Work instructions
Go through the data and copy every line exactly, but not the images.

Supplied data
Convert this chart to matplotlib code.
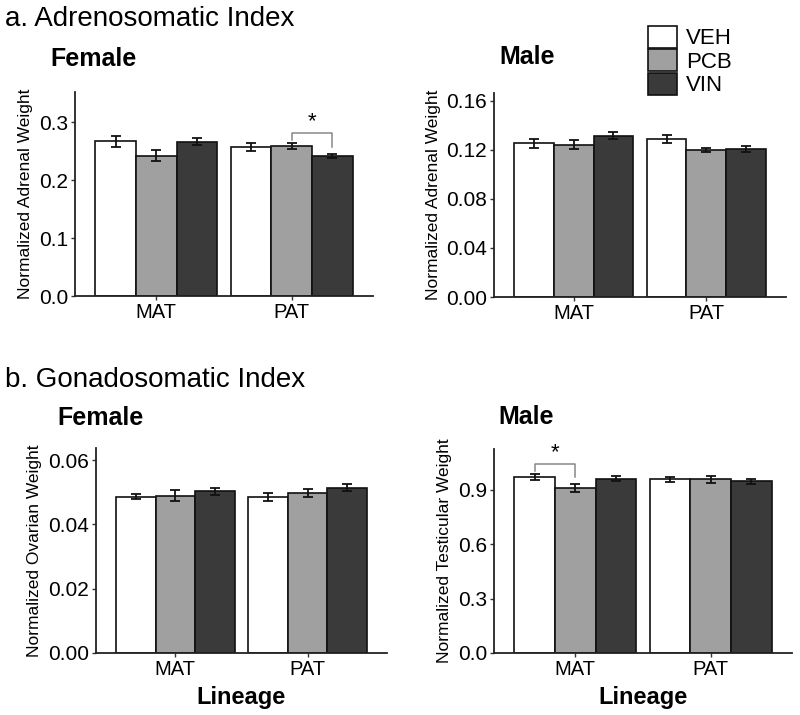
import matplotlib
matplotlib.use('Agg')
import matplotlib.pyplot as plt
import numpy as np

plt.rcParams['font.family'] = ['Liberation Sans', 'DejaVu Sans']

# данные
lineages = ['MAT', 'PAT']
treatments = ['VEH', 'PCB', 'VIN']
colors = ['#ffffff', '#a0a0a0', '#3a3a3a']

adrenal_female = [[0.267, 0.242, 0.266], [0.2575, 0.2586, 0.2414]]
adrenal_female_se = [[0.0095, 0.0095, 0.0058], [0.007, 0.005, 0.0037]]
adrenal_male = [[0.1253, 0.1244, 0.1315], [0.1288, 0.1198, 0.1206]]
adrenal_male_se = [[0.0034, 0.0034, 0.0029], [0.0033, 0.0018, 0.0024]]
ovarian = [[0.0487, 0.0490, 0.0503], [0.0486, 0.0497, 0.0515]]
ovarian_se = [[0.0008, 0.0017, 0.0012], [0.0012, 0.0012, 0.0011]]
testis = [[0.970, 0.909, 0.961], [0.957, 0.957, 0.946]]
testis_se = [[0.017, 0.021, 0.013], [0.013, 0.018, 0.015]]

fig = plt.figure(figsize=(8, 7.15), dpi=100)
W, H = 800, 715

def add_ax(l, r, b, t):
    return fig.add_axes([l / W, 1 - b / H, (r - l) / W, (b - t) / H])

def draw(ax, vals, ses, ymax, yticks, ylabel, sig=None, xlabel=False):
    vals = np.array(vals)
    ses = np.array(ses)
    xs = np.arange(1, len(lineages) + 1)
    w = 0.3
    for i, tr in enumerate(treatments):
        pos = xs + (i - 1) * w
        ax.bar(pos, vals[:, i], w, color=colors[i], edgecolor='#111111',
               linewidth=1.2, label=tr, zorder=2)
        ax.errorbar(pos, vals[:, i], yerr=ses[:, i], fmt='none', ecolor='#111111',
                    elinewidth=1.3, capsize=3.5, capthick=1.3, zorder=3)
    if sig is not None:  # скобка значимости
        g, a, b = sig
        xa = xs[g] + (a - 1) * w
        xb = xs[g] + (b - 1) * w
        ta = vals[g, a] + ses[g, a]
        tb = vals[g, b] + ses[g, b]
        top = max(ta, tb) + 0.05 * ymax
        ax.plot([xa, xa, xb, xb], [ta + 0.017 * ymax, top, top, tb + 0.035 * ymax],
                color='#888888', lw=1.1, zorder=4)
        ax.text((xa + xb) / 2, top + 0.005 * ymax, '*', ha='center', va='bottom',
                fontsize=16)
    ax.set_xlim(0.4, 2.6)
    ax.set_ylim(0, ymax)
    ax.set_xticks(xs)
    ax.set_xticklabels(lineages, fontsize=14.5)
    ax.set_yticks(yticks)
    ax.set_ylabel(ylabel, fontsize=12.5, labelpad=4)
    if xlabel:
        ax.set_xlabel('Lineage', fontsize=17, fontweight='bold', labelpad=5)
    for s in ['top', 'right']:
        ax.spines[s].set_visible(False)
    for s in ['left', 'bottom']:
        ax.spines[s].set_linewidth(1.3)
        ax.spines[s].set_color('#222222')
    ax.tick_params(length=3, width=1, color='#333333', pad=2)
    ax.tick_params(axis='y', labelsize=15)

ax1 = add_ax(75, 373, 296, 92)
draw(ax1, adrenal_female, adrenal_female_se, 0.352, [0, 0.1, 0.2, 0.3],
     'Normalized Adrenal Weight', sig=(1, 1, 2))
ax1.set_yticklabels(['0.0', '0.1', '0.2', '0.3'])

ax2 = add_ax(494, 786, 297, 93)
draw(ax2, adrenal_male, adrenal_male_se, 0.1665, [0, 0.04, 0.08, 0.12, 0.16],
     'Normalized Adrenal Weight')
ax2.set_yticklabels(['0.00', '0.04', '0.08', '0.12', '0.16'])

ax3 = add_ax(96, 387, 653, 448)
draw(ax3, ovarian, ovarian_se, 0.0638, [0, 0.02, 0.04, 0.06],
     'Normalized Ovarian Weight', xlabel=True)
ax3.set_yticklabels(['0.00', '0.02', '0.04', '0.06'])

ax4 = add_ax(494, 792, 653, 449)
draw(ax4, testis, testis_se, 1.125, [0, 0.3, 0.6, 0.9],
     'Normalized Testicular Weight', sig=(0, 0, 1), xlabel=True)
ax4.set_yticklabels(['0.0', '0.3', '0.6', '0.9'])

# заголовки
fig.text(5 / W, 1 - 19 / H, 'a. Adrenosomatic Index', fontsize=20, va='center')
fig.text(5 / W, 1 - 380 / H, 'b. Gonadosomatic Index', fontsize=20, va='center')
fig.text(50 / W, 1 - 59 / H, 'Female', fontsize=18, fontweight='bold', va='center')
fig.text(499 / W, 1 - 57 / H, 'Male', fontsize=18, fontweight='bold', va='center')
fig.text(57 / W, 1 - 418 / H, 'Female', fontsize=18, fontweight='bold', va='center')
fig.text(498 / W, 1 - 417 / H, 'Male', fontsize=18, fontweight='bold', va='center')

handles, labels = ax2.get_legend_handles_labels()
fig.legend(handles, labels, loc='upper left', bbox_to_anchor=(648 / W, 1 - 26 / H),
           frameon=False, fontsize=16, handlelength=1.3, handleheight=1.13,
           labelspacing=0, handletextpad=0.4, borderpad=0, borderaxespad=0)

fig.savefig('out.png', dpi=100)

Written solution
Convert this chart to matplotlib code.
import matplotlib
matplotlib.use('Agg')
import matplotlib.pyplot as plt
import numpy as np

plt.rcParams['font.family'] = ['Liberation Sans', 'DejaVu Sans']

# данные
lineages = ['MAT', 'PAT']
treatments = ['VEH', 'PCB', 'VIN']
colors = ['#ffffff', '#a0a0a0', '#3a3a3a']

adrenal_female = [[0.267, 0.242, 0.266], [0.2575, 0.2586, 0.2414]]
adrenal_female_se = [[0.0095, 0.0095, 0.0058], [0.007, 0.005, 0.0037]]
adrenal_male = [[0.1253, 0.1244, 0.1315], [0.1288, 0.1198, 0.1206]]
adrenal_male_se = [[0.0034, 0.0034, 0.0029], [0.0033, 0.0018, 0.0024]]
ovarian = [[0.0487, 0.0490, 0.0503], [0.0486, 0.0497, 0.0515]]
ovarian_se = [[0.0008, 0.0017, 0.0012], [0.0012, 0.0012, 0.0011]]
testis = [[0.970, 0.909, 0.961], [0.957, 0.957, 0.946]]
testis_se = [[0.017, 0.021, 0.013], [0.013, 0.018, 0.015]]

fig = plt.figure(figsize=(8, 7.15), dpi=100)
W, H = 800, 715

def add_ax(l, r, b, t):
    return fig.add_axes([l / W, 1 - b / H, (r - l) / W, (b - t) / H])

def draw(ax, vals, ses, ymax, yticks, ylabel, sig=None, xlabel=False):
    vals = np.array(vals)
    ses = np.array(ses)
    xs = np.arange(1, len(lineages) + 1)
    w = 0.3
    for i, tr in enumerate(treatments):
        pos = xs + (i - 1) * w
        ax.bar(pos, vals[:, i], w, color=colors[i], edgecolor='#111111',
               linewidth=1.2, label=tr, zorder=2)
        ax.errorbar(pos, vals[:, i], yerr=ses[:, i], fmt='none', ecolor='#111111',
                    elinewidth=1.3, capsize=3.5, capthick=1.3, zorder=3)
    if sig is not None:  # скобка значимости
        g, a, b = sig
        xa = xs[g] + (a - 1) * w
        xb = xs[g] + (b - 1) * w
        ta = vals[g, a] + ses[g, a]
        tb = vals[g, b] + ses[g, b]
        top = max(ta, tb) + 0.05 * ymax
        ax.plot([xa, xa, xb, xb], [ta + 0.017 * ymax, top, top, tb + 0.035 * ymax],
                color='#888888', lw=1.1, zorder=4)
        ax.text((xa + xb) / 2, top + 0.005 * ymax, '*', ha='center', va='bottom',
                fontsize=16)
    ax.set_xlim(0.4, 2.6)
    ax.set_ylim(0, ymax)
    ax.set_xticks(xs)
    ax.set_xticklabels(lineages, fontsize=14.5)
    ax.set_yticks(yticks)
    ax.set_ylabel(ylabel, fontsize=12.5, labelpad=4)
    if xlabel:
        ax.set_xlabel('Lineage', fontsize=17, fontweight='bold', labelpad=5)
    for s in ['top', 'right']:
        ax.spines[s].set_visible(False)
    for s in ['left', 'bottom']:
        ax.spines[s].set_linewidth(1.3)
        ax.spines[s].set_color('#222222')
    ax.tick_params(length=3, width=1, color='#333333', pad=2)
    ax.tick_params(axis='y', labelsize=15)

ax1 = add_ax(75, 373, 296, 92)
draw(ax1, adrenal_female, adrenal_female_se, 0.352, [0, 0.1, 0.2, 0.3],
     'Normalized Adrenal Weight', sig=(1, 1, 2))
ax1.set_yticklabels(['0.0', '0.1', '0.2', '0.3'])

ax2 = add_ax(494, 786, 297, 93)
draw(ax2, adrenal_male, adrenal_male_se, 0.1665, [0, 0.04, 0.08, 0.12, 0.16],
     'Normalized Adrenal Weight')
ax2.set_yticklabels(['0.00', '0.04', '0.08', '0.12', '0.16'])

ax3 = add_ax(96, 387, 653, 448)
draw(ax3, ovarian, ovarian_se, 0.0638, [0, 0.02, 0.04, 0.06],
     'Normalized Ovarian Weight', xlabel=True)
ax3.set_yticklabels(['0.00', '0.02', '0.04', '0.06'])

ax4 = add_ax(494, 792, 653, 449)
draw(ax4, testis, testis_se, 1.125, [0, 0.3, 0.6, 0.9],
     'Normalized Testicular Weight', sig=(0, 0, 1), xlabel=True)
ax4.set_yticklabels(['0.0', '0.3', '0.6', '0.9'])

# заголовки
fig.text(5 / W, 1 - 19 / H, 'a. Adrenosomatic Index', fontsize=20, va='center')
fig.text(5 / W, 1 - 380 / H, 'b. Gonadosomatic Index', fontsize=20, va='center')
fig.text(50 / W, 1 - 59 / H, 'Female', fontsize=18, fontweight='bold', va='center')
fig.text(499 / W, 1 - 57 / H, 'Male', fontsize=18, fontweight='bold', va='center')
fig.text(57 / W, 1 - 418 / H, 'Female', fontsize=18, fontweight='bold', va='center')
fig.text(498 / W, 1 - 417 / H, 'Male', fontsize=18, fontweight='bold', va='center')

handles, labels = ax2.get_legend_handles_labels()
fig.legend(handles, labels, loc='upper left', bbox_to_anchor=(648 / W, 1 - 26 / H),
           frameon=False, fontsize=16, handlelength=1.3, handleheight=1.13,
           labelspacing=0, handletextpad=0.4, borderpad=0, borderaxespad=0)

fig.savefig('out.png', dpi=100)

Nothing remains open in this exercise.